Professor Arvind, Professor Munther Dahleh, Professor Clifford Fonstad, Professor Shafrira Goldwasser, Professor Berthold Horn, Professor Erich Ippen, Professor M. Frans Kaashoek, Professor Silvio Micali, Professor John Tsitsiklis, Professor George Verghese, Professor Jacob White, Associate Professor Duane Boning, Associate Professor Anantha Chandrakasan, Associate Professor Peter Hagelstein, and Associate Professor David Karger were on sabbatical for all or part of the year.
There were three administrative appointments this year: Professor Eric Grimson was appointed education officer; Professor Barbara Liskov was appointed associate department head replacing Professor Tomás Lozano-Pérez; and Professor Victor Zue was appointed director, LCS.
The department hosted three visiting faculty this year: Professor Katrin Kneipp, Associate Professor Kenneth O, and Professor of the Practice Gregory Papadopoulos.
Professors Fred Hennie, Steven Senturia and Arthur Smith retired from the faculty. Associate Professors Julie Dorsey and Vahid Tarokh resigned from the faculty. We are saddened by the passing of Professor Peter Elias and Professor Michael L. Dertouzos.

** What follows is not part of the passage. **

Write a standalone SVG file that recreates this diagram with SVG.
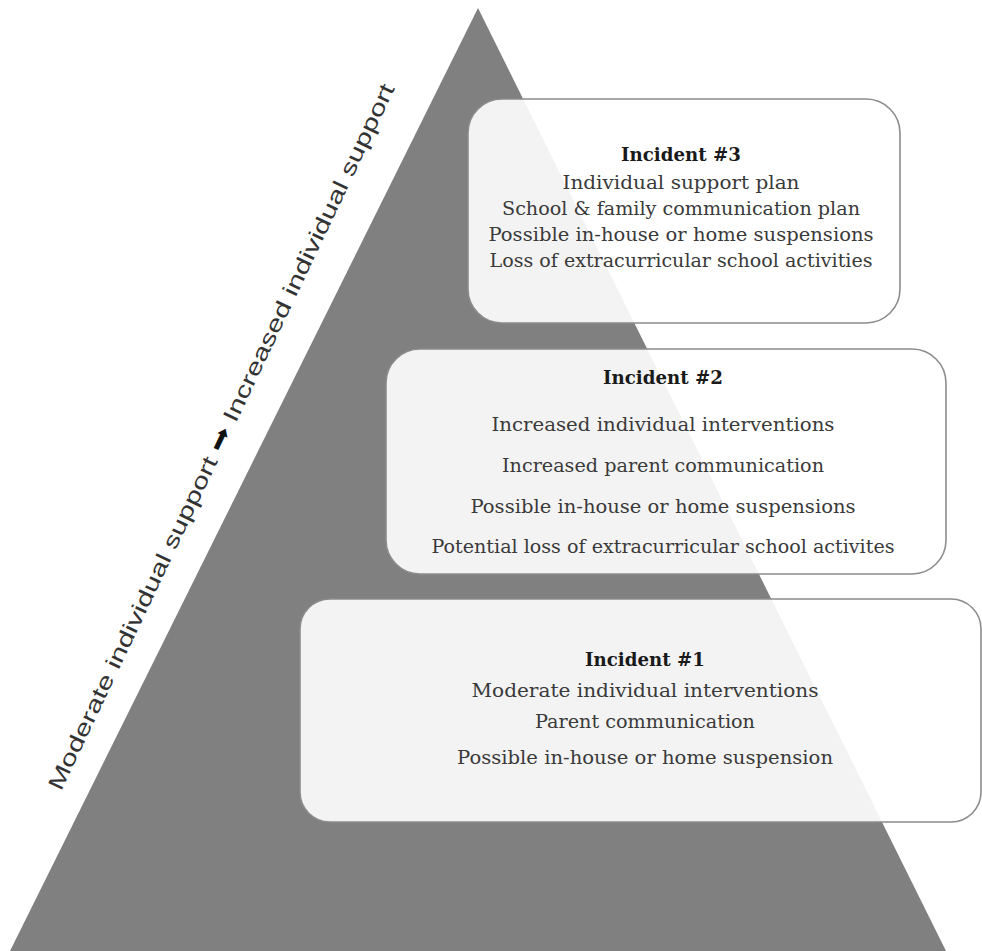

Professor Dimitri Antoniadis received the 2002 IEEE Andrew S. Grove award. Professor Arvind was honored with the distinguished alumnus award from the University of Minnesota. Professor Krste Asanovic was appointed the Jamieson career development professorship. Professor Hari Balakrishnan received the Junior Bose award for excellence in teaching. He was also awarded the Alfred P. Sloan Foundation fellowship. Senior Research Scientist David Clark was elected to the American Academy of Arts and Sciences. Professor Jesus del Alamo received the Bose award for excellence in teaching. Professor Mildred Dresselhaus was honored with the medal of achievement in carbon science and technology from the American Carbon Society. Professor James Fujimoto was one of the co-recipients of the 2002 Rank prize in opto-electronics. Professor Paul Gray received the MLK faculty achievement award. Professor Berthold Horn was elected to the National Academy of Engineering. Professor Piotr Indyk received the National Science Foundation Career award 2001. Professor James Kirtley was awarded the 2002 IEEE Nikola Tesla award. He was also elected to the American Academy of Arts and Sciences. Professor Richard Larson was awarded the Sir Edward Youde memorial fund visiting professorship. Professor Tomás Lozano-Pérez was appointed to the TIBCO founder's chair. Professor Muriel Médard was appointed to the Edgerton career development chair. Professor Joel Moses was named chancellor's distinguished lecturer at Louisiana State University. Professor David Perreault received the ONR young investigator award. Professor Rajeev Ram was appointed to the ITT professorship. He was also awarded the Ruth and Joel Spira award for distinguished teaching. Professor Rahul Sarpeshkar received the 2001 Packard fellow award in science and engineering. Professor Gerald Jay Sussman was elected to the IEEE. Professor Vahid Tarokh was recognized as one of the "Top 100 Inventors of the Year" by Technology Review magazine. Professor John Tucker received the distinguished service award for 2000 presented by the Eta Kappa Nu Association.